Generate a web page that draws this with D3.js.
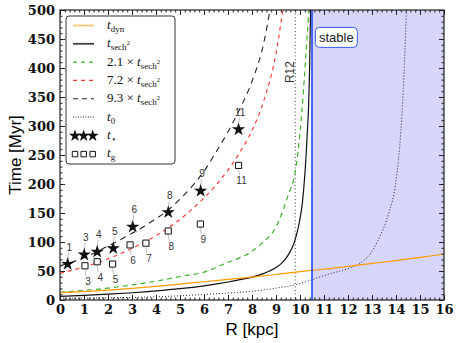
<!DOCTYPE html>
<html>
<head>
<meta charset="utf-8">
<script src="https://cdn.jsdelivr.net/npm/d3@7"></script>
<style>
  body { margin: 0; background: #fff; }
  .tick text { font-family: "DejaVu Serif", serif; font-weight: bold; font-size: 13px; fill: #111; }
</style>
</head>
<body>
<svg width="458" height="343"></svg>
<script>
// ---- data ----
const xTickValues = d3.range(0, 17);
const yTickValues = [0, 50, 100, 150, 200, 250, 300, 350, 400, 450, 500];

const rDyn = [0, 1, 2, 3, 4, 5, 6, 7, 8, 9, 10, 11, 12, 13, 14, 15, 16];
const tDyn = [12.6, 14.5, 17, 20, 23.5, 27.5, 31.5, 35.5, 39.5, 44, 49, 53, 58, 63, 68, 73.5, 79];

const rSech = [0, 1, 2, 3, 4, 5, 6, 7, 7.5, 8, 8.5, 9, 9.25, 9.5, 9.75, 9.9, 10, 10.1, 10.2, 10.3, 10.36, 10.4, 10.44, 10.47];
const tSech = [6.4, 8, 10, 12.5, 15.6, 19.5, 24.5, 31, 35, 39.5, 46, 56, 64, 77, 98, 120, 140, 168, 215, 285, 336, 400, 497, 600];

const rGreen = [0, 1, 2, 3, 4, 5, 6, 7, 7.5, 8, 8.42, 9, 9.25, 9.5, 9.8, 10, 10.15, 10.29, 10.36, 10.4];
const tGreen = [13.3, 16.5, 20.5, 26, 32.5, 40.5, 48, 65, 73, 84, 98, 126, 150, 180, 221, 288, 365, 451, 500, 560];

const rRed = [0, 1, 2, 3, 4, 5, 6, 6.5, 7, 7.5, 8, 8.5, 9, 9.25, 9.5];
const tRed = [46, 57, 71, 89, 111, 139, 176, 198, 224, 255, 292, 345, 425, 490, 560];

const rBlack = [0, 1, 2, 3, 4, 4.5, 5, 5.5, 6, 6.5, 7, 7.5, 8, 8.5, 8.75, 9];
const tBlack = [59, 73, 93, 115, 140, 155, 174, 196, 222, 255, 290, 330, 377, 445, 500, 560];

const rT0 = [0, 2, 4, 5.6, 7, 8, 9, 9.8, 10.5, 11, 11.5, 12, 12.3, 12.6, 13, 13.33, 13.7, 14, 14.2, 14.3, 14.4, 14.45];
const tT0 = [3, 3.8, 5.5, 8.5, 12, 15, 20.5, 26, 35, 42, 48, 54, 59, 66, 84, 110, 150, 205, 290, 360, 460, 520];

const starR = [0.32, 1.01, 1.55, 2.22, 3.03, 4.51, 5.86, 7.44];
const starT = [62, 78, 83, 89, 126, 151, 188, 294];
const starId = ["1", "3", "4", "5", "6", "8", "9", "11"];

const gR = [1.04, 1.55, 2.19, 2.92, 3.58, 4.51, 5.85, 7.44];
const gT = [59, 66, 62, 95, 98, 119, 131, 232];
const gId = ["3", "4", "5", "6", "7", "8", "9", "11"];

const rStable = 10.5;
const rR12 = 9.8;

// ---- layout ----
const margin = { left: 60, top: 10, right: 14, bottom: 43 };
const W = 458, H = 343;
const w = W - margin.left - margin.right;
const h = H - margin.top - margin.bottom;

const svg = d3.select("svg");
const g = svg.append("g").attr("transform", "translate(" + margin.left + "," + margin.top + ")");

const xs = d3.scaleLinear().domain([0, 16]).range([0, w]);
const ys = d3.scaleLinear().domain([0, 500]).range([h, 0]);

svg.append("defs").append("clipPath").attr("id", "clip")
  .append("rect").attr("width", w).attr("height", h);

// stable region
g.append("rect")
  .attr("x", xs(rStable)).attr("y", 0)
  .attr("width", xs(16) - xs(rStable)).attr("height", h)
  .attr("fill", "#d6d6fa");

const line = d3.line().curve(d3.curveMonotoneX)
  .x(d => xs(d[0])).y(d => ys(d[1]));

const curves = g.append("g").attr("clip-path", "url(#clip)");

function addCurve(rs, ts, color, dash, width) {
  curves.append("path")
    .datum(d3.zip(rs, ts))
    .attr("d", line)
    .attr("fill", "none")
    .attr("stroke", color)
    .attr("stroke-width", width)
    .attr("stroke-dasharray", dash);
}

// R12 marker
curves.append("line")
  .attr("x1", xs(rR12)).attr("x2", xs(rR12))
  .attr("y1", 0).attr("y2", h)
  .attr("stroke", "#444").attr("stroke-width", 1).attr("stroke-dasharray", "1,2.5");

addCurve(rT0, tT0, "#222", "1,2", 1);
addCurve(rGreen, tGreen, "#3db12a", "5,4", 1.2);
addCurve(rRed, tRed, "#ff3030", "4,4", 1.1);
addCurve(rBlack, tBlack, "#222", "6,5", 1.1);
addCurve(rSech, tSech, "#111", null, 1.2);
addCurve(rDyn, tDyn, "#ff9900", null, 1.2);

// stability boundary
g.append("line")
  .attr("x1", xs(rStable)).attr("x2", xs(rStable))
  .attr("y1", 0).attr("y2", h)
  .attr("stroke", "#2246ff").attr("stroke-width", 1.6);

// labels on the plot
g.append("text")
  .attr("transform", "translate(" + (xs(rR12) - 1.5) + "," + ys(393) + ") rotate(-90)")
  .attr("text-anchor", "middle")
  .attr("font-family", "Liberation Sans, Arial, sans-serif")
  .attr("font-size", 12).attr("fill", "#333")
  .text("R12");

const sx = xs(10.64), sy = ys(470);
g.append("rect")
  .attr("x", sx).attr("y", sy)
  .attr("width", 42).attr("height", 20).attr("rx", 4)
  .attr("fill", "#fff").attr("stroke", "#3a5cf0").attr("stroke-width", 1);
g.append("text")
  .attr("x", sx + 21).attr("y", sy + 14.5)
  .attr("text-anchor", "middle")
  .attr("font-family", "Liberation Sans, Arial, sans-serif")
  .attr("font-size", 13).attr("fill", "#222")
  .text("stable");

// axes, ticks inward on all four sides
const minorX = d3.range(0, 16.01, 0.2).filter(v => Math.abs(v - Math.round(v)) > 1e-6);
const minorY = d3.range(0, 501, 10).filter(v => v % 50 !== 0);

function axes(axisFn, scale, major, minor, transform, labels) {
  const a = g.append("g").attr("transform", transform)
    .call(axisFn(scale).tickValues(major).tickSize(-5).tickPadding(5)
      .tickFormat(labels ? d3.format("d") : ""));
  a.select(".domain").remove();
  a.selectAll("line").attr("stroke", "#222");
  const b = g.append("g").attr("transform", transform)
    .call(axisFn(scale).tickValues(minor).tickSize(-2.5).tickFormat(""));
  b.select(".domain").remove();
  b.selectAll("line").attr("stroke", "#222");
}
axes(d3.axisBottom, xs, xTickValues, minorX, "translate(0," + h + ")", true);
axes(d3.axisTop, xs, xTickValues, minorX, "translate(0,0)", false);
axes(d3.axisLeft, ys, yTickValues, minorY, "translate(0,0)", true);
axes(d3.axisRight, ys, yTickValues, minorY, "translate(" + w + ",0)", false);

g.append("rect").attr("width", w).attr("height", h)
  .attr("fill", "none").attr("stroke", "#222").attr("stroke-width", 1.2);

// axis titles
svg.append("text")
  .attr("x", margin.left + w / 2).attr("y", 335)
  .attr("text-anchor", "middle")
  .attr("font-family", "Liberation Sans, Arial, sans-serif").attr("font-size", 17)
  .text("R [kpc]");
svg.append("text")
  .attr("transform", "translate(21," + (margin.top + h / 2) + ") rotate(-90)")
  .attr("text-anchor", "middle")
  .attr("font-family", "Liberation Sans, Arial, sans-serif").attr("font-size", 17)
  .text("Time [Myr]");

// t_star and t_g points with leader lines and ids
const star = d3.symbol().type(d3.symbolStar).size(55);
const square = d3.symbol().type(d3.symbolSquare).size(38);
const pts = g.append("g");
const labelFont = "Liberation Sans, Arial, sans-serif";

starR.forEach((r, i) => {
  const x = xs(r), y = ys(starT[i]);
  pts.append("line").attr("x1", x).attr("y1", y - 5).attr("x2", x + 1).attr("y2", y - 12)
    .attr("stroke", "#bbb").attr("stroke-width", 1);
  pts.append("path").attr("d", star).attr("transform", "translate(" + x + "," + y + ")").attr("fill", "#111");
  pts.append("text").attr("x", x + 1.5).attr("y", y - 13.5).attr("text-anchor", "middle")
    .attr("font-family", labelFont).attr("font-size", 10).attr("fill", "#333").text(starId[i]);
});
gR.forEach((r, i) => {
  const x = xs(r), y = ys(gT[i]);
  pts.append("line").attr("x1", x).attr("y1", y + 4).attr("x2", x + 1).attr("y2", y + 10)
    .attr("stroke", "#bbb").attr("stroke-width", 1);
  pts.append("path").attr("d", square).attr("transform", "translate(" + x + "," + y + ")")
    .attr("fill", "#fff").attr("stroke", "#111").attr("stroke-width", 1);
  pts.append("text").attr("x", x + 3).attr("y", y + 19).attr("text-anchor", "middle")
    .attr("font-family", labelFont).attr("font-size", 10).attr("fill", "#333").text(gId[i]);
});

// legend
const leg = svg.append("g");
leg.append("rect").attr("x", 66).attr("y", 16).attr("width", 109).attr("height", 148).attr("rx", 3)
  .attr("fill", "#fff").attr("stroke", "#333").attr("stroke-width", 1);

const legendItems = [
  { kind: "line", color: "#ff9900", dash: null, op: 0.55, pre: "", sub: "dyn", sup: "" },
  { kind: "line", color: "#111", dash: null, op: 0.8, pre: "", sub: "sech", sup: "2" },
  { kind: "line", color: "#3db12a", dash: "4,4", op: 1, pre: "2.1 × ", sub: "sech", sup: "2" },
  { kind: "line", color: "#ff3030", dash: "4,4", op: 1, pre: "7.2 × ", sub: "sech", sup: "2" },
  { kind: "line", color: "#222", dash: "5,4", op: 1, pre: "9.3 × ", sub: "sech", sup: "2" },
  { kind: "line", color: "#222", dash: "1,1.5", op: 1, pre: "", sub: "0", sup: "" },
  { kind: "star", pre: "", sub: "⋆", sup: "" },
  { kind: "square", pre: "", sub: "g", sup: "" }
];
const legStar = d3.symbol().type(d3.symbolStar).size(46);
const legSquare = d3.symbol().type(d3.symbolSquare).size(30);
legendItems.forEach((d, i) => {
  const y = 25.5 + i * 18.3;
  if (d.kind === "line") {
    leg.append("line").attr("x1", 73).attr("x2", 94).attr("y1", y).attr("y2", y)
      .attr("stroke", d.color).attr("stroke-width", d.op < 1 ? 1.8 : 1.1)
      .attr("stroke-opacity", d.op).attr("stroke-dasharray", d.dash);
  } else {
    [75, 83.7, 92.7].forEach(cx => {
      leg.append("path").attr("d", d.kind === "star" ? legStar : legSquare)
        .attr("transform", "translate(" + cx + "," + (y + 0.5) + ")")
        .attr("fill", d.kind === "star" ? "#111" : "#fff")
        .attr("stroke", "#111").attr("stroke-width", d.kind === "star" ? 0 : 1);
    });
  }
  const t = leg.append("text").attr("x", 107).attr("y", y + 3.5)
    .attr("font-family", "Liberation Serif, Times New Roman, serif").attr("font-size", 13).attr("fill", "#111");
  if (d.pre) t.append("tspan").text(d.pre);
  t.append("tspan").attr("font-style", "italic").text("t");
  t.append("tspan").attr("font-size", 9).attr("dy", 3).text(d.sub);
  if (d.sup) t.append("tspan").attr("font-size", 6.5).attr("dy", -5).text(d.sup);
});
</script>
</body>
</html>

---

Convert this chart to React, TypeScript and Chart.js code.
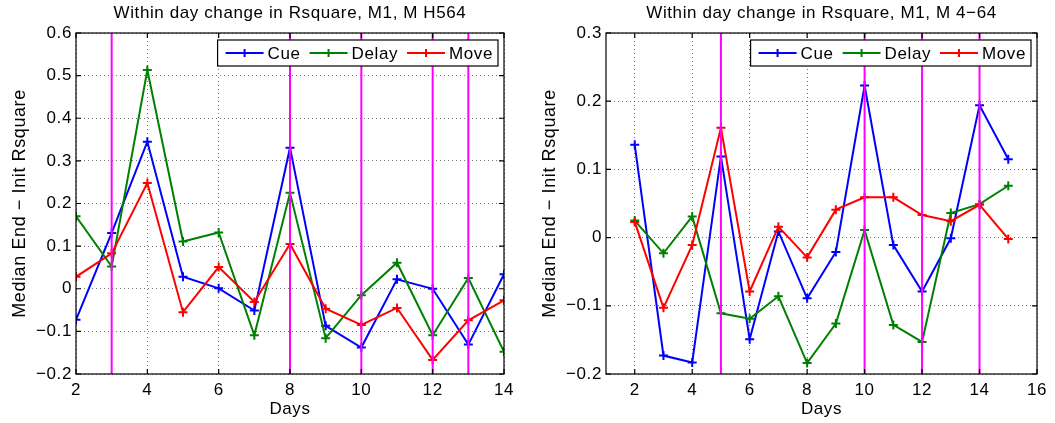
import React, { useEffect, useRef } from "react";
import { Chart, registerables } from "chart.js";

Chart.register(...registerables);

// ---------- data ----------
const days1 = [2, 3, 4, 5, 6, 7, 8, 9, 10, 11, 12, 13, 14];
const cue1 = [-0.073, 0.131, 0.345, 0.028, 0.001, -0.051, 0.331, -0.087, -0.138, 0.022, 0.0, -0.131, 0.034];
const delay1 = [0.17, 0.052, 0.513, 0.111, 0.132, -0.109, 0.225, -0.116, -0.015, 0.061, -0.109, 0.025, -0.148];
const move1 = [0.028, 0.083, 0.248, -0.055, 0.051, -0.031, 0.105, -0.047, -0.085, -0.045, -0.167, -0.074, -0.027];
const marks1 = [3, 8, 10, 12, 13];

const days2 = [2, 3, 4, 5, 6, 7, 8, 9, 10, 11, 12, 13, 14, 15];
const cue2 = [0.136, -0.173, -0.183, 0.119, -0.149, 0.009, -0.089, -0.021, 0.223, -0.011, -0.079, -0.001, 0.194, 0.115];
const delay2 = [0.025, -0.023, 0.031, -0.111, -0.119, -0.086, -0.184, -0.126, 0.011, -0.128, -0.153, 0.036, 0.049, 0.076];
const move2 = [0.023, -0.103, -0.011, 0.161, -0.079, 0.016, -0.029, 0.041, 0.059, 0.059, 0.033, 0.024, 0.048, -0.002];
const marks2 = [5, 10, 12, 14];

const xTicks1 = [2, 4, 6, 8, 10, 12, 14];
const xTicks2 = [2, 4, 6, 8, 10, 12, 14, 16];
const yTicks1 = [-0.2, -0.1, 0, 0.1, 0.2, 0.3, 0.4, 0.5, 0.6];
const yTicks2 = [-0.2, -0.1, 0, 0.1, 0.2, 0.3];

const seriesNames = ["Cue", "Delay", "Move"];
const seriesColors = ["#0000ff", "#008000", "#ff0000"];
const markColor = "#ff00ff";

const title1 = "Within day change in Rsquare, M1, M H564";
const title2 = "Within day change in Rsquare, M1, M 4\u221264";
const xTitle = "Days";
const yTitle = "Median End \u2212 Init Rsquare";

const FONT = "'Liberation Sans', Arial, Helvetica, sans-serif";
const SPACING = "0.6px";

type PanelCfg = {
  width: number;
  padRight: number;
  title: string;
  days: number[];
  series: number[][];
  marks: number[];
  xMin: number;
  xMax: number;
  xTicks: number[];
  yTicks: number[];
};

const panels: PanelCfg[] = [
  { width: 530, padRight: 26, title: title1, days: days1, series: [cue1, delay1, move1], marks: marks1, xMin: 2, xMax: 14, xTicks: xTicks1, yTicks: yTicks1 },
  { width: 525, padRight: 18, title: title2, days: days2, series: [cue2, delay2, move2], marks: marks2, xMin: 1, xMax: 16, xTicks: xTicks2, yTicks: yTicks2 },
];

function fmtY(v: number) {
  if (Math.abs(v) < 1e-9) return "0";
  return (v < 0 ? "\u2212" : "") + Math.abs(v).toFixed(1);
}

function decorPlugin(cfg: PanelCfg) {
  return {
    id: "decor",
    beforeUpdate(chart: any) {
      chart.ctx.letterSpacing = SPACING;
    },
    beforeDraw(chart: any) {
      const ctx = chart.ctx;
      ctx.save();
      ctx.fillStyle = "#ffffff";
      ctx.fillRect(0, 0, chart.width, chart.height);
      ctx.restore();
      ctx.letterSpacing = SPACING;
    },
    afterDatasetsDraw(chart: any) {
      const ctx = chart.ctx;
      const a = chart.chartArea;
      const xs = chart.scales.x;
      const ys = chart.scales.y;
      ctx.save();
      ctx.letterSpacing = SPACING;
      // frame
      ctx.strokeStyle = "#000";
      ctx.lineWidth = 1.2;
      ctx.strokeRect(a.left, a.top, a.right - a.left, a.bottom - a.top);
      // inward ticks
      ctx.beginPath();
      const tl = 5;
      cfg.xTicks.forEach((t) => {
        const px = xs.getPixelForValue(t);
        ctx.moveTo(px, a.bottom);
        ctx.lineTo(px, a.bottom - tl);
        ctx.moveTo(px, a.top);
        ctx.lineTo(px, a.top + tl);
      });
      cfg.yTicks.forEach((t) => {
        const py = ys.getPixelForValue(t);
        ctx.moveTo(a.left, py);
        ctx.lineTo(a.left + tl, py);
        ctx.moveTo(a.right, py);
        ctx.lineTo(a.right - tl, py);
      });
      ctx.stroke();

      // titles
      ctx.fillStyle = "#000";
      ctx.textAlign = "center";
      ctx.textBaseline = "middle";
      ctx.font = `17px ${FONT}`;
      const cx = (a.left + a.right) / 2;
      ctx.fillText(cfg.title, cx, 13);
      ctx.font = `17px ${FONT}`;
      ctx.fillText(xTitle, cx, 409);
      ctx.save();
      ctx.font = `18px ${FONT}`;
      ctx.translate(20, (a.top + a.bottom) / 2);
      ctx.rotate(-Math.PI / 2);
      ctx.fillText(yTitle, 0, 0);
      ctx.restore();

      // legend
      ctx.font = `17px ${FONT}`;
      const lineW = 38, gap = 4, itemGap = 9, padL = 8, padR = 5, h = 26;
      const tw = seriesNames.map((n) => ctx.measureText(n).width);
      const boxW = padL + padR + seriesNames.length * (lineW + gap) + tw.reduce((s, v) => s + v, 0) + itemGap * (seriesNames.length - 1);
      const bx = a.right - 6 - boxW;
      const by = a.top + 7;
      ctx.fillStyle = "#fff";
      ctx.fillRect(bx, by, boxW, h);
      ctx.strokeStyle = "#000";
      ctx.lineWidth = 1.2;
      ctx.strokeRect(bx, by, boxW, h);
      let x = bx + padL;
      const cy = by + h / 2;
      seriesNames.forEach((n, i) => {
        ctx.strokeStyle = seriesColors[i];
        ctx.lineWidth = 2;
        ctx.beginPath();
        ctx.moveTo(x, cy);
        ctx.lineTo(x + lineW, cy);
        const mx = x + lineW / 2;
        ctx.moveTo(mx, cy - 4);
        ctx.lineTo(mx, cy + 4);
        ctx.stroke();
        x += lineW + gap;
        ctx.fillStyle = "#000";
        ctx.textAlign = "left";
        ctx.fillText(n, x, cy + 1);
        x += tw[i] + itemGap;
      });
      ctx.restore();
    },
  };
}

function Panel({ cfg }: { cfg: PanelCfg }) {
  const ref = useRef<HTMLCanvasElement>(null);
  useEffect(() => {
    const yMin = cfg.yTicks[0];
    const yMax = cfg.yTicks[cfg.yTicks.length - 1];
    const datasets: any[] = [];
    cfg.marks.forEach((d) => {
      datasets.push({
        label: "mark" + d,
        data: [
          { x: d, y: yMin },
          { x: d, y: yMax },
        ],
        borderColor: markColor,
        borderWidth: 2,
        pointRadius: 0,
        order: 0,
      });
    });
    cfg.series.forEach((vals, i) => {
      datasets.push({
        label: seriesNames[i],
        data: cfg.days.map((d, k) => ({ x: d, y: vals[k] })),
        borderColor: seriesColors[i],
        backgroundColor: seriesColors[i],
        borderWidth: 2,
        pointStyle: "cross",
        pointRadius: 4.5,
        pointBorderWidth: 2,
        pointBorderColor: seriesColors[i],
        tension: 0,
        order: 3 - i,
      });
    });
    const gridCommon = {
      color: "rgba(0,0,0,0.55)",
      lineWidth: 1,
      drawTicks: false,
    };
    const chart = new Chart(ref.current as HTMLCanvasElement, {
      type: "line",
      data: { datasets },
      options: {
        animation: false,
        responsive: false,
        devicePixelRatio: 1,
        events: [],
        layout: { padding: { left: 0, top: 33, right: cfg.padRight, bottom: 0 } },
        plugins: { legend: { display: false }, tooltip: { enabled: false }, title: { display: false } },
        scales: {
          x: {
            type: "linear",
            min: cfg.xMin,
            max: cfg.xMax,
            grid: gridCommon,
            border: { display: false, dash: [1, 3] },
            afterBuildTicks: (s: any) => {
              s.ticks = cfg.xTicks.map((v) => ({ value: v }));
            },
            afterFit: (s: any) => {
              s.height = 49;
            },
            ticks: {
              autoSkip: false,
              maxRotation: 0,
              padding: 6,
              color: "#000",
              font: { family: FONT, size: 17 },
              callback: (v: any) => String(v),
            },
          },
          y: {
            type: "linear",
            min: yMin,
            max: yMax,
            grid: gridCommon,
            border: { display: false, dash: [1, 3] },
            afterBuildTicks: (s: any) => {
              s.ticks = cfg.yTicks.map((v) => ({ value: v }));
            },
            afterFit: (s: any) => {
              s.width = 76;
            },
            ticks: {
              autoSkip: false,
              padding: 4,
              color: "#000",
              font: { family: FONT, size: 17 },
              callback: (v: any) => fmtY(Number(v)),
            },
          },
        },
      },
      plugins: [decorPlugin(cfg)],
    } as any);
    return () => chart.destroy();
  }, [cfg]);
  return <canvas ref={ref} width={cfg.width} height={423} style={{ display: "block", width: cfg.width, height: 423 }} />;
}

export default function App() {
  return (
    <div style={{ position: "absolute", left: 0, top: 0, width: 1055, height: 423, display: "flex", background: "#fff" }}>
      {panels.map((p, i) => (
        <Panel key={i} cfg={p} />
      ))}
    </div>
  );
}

Exercise brief: Using the data above, extract exactly the lines from the one containing "Generate a web" through the one containing "445, 500, 560];". Pictures are left out.

Written solution:
Generate a web page that draws this with D3.js.
<!DOCTYPE html>
<html>
<head>
<meta charset="utf-8">
<script src="https://cdn.jsdelivr.net/npm/d3@7"></script>
<style>
  body { margin: 0; background: #fff; }
  .tick text { font-family: "DejaVu Serif", serif; font-weight: bold; font-size: 13px; fill: #111; }
</style>
</head>
<body>
<svg width="458" height="343"></svg>
<script>
// ---- data ----
const xTickValues = d3.range(0, 17);
const yTickValues = [0, 50, 100, 150, 200, 250, 300, 350, 400, 450, 500];

const rDyn = [0, 1, 2, 3, 4, 5, 6, 7, 8, 9, 10, 11, 12, 13, 14, 15, 16];
const tDyn = [12.6, 14.5, 17, 20, 23.5, 27.5, 31.5, 35.5, 39.5, 44, 49, 53, 58, 63, 68, 73.5, 79];

const rSech = [0, 1, 2, 3, 4, 5, 6, 7, 7.5, 8, 8.5, 9, 9.25, 9.5, 9.75, 9.9, 10, 10.1, 10.2, 10.3, 10.36, 10.4, 10.44, 10.47];
const tSech = [6.4, 8, 10, 12.5, 15.6, 19.5, 24.5, 31, 35, 39.5, 46, 56, 64, 77, 98, 120, 140, 168, 215, 285, 336, 400, 497, 600];

const rGreen = [0, 1, 2, 3, 4, 5, 6, 7, 7.5, 8, 8.42, 9, 9.25, 9.5, 9.8, 10, 10.15, 10.29, 10.36, 10.4];
const tGreen = [13.3, 16.5, 20.5, 26, 32.5, 40.5, 48, 65, 73, 84, 98, 126, 150, 180, 221, 288, 365, 451, 500, 560];

const rRed = [0, 1, 2, 3, 4, 5, 6, 6.5, 7, 7.5, 8, 8.5, 9, 9.25, 9.5];
const tRed = [46, 57, 71, 89, 111, 139, 176, 198, 224, 255, 292, 345, 425, 490, 560];

const rBlack = [0, 1, 2, 3, 4, 4.5, 5, 5.5, 6, 6.5, 7, 7.5, 8, 8.5, 8.75, 9];
const tBlack = [59, 73, 93, 115, 140, 155, 174, 196, 222, 255, 290, 330, 377, 445, 500, 560];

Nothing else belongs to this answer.